* **Goal of the exercise**:
Drop the pictures and give back word for word the lines from the line holding "Give me the" to the line holding "85, 43, 20, 0]", both included.

[Plotting code records]
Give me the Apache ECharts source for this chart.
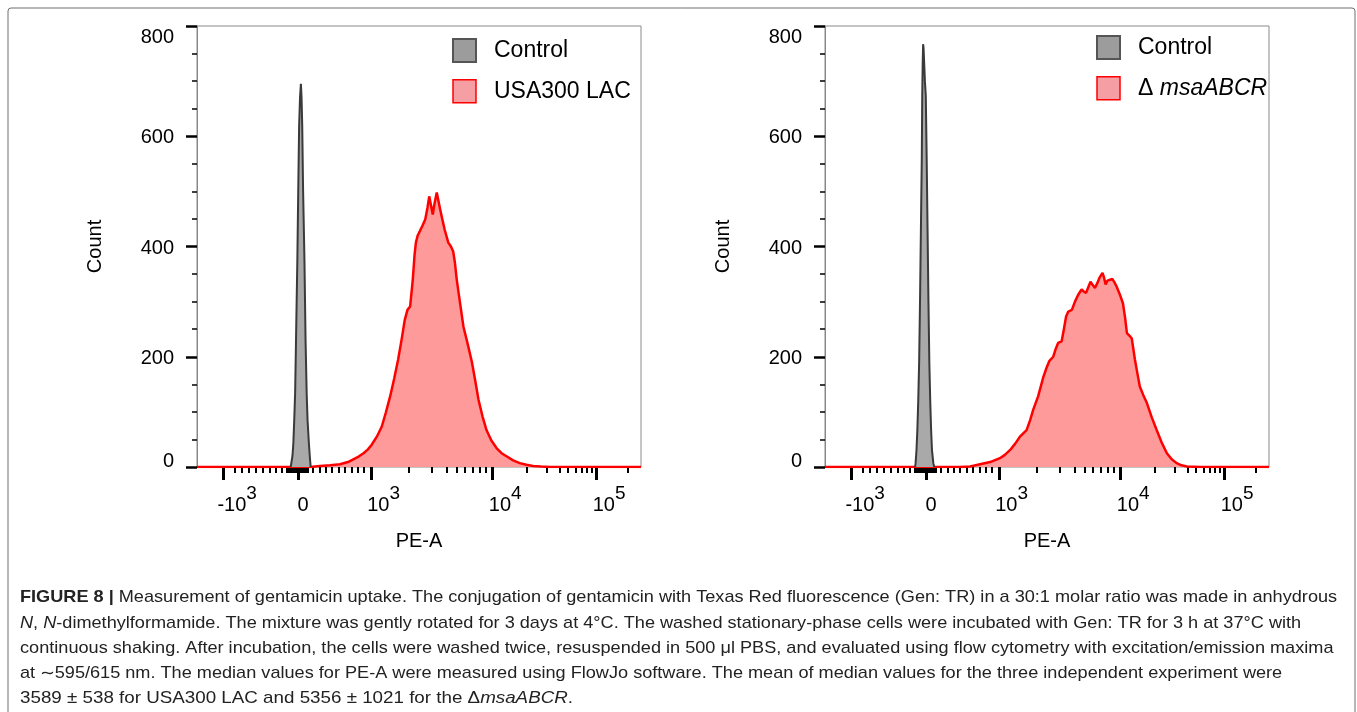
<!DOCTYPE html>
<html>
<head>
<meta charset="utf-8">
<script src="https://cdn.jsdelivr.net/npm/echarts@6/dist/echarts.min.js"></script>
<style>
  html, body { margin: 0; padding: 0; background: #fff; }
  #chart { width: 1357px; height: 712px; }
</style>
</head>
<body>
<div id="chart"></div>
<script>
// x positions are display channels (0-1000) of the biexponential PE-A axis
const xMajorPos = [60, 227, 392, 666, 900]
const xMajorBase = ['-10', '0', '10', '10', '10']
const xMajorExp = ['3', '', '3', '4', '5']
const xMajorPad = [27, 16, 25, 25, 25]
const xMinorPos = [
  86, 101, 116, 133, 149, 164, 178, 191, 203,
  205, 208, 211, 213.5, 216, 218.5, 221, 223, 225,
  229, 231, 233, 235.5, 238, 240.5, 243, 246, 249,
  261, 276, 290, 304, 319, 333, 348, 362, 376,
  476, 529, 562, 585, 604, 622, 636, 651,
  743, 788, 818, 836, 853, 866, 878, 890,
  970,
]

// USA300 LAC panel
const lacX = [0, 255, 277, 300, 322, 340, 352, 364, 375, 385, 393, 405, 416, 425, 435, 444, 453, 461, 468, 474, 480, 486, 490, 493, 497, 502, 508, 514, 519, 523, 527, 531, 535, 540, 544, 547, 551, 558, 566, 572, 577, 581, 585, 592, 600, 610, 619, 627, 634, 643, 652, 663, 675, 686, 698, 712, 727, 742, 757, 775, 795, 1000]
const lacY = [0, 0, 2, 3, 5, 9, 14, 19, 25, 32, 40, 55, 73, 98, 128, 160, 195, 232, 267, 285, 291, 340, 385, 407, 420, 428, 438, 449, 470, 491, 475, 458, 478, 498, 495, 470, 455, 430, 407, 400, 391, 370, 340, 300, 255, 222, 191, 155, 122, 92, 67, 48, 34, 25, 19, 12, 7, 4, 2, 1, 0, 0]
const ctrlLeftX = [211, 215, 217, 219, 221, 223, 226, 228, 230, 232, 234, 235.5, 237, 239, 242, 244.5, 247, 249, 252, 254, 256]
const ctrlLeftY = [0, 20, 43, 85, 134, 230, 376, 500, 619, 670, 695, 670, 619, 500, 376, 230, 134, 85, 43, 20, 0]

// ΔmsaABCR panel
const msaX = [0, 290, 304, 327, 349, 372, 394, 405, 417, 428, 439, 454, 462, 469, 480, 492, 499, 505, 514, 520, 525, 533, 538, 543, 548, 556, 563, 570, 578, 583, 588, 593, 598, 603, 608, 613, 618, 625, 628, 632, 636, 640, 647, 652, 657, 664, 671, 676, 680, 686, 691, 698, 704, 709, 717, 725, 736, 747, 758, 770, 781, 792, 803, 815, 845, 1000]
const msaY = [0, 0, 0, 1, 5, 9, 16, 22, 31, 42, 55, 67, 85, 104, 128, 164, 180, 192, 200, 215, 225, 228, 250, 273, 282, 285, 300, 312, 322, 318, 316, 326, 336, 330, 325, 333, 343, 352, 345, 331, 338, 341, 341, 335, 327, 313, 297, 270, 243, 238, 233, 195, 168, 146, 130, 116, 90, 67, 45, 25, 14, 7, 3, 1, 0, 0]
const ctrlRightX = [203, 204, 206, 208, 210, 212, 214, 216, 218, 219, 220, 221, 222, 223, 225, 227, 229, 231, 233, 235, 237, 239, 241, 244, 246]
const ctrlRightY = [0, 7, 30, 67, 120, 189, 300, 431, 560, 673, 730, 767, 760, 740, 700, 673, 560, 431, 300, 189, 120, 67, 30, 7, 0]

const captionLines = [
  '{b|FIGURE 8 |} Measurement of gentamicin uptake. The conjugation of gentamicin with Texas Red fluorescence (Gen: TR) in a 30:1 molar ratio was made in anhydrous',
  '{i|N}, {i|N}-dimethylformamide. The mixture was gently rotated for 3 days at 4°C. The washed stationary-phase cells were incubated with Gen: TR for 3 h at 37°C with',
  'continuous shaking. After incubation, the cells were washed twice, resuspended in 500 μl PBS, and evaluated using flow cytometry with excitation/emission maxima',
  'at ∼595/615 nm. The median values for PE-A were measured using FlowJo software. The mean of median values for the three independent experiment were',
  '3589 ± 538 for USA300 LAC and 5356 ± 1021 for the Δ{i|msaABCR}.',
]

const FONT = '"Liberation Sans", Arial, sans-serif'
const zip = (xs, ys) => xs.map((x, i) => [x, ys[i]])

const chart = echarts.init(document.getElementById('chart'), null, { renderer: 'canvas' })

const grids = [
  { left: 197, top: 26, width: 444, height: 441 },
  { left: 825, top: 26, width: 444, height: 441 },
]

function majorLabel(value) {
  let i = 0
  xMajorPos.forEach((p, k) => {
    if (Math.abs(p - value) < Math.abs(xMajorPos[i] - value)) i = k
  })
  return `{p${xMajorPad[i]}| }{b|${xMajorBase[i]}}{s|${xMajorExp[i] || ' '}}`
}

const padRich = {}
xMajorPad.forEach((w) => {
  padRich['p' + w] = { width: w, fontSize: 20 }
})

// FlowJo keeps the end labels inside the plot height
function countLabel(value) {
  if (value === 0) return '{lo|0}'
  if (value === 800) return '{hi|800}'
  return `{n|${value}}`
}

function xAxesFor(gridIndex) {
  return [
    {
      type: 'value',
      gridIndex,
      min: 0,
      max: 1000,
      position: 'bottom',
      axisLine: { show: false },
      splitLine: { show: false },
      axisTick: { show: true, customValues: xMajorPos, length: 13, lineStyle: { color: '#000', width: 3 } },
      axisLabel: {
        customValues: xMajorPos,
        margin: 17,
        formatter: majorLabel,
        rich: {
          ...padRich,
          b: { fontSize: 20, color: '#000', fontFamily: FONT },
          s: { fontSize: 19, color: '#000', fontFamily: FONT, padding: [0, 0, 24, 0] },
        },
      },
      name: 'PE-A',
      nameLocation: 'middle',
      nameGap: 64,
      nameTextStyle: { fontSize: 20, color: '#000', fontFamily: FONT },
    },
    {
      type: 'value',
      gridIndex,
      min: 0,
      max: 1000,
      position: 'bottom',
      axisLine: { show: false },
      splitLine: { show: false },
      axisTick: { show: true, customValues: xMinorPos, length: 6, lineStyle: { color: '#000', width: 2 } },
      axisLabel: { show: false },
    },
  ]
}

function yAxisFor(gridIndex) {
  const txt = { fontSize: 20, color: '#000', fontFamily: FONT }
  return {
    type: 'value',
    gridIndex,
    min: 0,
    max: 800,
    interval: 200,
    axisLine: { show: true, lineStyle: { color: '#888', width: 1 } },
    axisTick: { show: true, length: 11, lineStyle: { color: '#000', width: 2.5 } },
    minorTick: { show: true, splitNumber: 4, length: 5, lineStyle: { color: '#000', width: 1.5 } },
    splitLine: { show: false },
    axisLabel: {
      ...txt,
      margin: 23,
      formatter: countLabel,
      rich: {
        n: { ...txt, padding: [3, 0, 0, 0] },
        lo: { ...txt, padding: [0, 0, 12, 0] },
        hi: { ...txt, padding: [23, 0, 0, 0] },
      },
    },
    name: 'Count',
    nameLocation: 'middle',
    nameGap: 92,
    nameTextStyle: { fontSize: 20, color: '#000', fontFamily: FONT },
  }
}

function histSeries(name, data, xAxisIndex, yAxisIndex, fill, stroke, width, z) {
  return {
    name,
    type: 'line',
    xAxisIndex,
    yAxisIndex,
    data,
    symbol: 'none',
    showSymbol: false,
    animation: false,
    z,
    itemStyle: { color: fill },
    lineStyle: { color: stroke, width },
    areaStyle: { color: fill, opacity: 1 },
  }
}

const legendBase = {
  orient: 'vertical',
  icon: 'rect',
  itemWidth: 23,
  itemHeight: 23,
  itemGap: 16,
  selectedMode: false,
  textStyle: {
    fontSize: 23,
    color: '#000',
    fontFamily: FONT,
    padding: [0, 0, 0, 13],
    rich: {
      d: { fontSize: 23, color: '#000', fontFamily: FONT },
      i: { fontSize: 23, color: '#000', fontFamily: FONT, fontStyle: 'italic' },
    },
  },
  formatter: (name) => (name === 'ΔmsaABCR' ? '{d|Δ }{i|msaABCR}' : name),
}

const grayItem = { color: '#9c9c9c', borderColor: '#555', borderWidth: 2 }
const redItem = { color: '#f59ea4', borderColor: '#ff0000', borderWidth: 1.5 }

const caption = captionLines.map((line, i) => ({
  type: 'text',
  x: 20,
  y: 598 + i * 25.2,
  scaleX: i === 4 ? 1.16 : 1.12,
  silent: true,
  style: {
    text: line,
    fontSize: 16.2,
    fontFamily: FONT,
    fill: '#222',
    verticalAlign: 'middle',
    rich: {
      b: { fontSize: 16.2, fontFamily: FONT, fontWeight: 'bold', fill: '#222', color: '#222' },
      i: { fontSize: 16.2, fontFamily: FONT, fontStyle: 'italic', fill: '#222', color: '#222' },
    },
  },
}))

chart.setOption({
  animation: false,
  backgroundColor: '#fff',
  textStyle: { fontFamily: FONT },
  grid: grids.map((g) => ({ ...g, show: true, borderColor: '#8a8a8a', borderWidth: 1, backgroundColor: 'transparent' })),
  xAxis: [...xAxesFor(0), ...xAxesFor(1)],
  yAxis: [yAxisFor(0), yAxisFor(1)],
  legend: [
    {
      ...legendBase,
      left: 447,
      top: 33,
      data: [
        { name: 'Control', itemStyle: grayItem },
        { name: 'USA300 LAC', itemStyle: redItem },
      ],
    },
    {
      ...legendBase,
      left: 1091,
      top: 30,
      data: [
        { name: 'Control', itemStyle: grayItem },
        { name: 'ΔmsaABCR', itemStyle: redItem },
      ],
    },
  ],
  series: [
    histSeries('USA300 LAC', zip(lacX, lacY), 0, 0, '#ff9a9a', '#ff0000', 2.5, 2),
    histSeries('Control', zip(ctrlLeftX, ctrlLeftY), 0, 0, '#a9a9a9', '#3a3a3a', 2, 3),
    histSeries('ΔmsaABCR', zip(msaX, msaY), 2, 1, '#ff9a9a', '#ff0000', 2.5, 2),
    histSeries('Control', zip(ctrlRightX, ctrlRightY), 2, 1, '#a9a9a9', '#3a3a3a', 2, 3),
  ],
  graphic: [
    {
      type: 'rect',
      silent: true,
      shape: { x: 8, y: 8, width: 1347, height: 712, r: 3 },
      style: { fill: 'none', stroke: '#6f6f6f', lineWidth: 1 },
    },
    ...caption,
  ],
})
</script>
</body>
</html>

* * *

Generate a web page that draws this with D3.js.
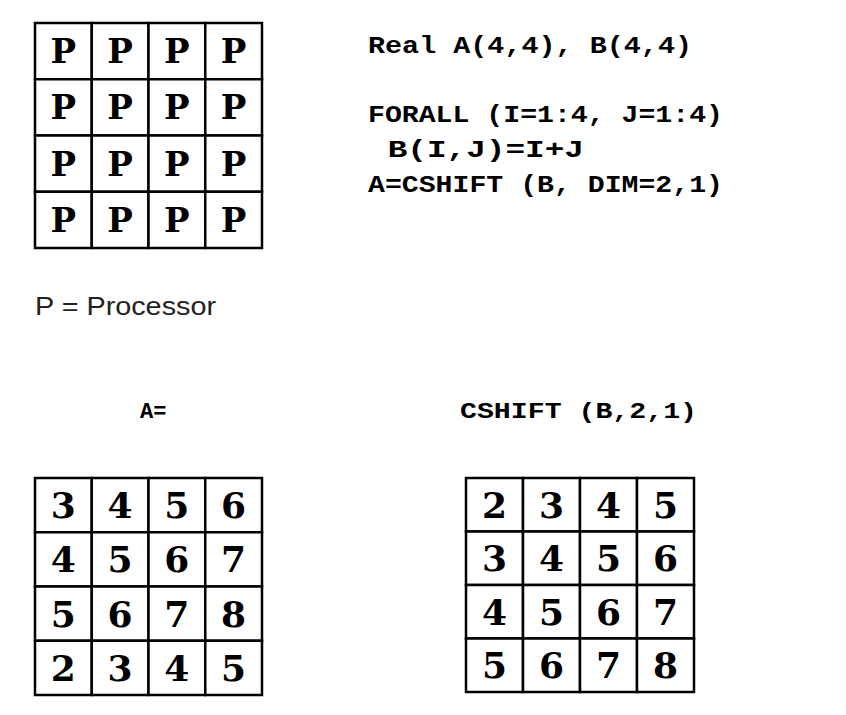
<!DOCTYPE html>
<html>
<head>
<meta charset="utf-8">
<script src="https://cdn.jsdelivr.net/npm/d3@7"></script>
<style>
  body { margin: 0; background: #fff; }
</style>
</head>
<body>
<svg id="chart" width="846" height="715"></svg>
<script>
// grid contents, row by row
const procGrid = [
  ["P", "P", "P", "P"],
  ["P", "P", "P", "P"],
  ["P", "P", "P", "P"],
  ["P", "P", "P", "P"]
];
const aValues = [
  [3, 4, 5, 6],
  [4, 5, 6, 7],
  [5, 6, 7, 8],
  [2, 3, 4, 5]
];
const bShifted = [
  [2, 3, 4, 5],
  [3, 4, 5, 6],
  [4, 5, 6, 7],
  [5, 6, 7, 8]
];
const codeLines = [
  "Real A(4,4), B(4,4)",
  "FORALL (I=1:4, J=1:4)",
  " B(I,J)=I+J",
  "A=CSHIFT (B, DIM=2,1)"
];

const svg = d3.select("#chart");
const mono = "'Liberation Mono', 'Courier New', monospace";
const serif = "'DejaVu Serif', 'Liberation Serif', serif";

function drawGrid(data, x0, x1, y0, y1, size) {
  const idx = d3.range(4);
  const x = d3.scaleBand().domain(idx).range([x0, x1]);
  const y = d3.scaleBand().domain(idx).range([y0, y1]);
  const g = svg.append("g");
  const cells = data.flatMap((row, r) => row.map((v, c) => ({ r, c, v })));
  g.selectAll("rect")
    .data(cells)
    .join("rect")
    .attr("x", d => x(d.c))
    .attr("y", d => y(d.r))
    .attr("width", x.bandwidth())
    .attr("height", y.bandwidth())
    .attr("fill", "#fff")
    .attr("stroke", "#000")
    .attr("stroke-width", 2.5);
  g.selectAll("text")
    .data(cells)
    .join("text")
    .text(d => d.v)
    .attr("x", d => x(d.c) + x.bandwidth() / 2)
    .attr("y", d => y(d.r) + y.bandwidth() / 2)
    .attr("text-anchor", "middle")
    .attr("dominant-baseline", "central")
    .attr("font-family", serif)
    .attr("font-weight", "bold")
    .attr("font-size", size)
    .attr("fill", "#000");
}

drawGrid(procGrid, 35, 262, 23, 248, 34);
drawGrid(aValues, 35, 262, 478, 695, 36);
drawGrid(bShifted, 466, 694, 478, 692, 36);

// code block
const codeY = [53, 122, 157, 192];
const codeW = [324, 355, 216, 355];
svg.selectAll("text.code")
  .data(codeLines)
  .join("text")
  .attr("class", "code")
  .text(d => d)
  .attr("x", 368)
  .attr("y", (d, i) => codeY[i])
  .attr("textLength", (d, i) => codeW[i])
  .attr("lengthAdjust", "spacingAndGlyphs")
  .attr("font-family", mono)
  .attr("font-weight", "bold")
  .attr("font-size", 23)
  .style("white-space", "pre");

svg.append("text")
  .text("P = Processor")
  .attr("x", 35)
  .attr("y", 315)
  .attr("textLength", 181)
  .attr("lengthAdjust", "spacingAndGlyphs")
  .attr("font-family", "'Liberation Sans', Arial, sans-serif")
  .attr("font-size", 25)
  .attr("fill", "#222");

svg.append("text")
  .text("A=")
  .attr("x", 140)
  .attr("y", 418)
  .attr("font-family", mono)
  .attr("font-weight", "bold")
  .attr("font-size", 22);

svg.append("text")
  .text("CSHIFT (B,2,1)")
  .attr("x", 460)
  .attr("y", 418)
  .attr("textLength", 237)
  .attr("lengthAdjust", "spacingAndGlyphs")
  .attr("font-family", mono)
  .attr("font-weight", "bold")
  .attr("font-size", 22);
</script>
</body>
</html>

* **Answer**:
Give me the Apache ECharts source for this chart.
<!DOCTYPE html>
<html>
<head>
<meta charset="utf-8">
<script src="https://cdn.jsdelivr.net/npm/echarts@6/dist/echarts.min.js"></script>
<style>
  html, body { margin: 0; padding: 0; background: #fff; }
  #chart { width: 1357px; height: 712px; }
</style>
</head>
<body>
<div id="chart"></div>
<script>
// x positions are display channels (0-1000) of the biexponential PE-A axis
const xMajorPos = [60, 227, 392, 666, 900]
const xMajorBase = ['-10', '0', '10', '10', '10']
const xMajorExp = ['3', '', '3', '4', '5']
const xMajorPad = [27, 16, 25, 25, 25]
const xMinorPos = [
  86, 101, 116, 133, 149, 164, 178, 191, 203,
  205, 208, 211, 213.5, 216, 218.5, 221, 223, 225,
  229, 231, 233, 235.5, 238, 240.5, 243, 246, 249,
  261, 276, 290, 304, 319, 333, 348, 362, 376,
  476, 529, 562, 585, 604, 622, 636, 651,
  743, 788, 818, 836, 853, 866, 878, 890,
  970,
]

// USA300 LAC panel
const lacX = [0, 255, 277, 300, 322, 340, 352, 364, 375, 385, 393, 405, 416, 425, 435, 444, 453, 461, 468, 474, 480, 486, 490, 493, 497, 502, 508, 514, 519, 523, 527, 531, 535, 540, 544, 547, 551, 558, 566, 572, 577, 581, 585, 592, 600, 610, 619, 627, 634, 643, 652, 663, 675, 686, 698, 712, 727, 742, 757, 775, 795, 1000]
const lacY = [0, 0, 2, 3, 5, 9, 14, 19, 25, 32, 40, 55, 73, 98, 128, 160, 195, 232, 267, 285, 291, 340, 385, 407, 420, 428, 438, 449, 470, 491, 475, 458, 478, 498, 495, 470, 455, 430, 407, 400, 391, 370, 340, 300, 255, 222, 191, 155, 122, 92, 67, 48, 34, 25, 19, 12, 7, 4, 2, 1, 0, 0]
const ctrlLeftX = [211, 215, 217, 219, 221, 223, 226, 228, 230, 232, 234, 235.5, 237, 239, 242, 244.5, 247, 249, 252, 254, 256]
const ctrlLeftY = [0, 20, 43, 85, 134, 230, 376, 500, 619, 670, 695, 670, 619, 500, 376, 230, 134, 85, 43, 20, 0]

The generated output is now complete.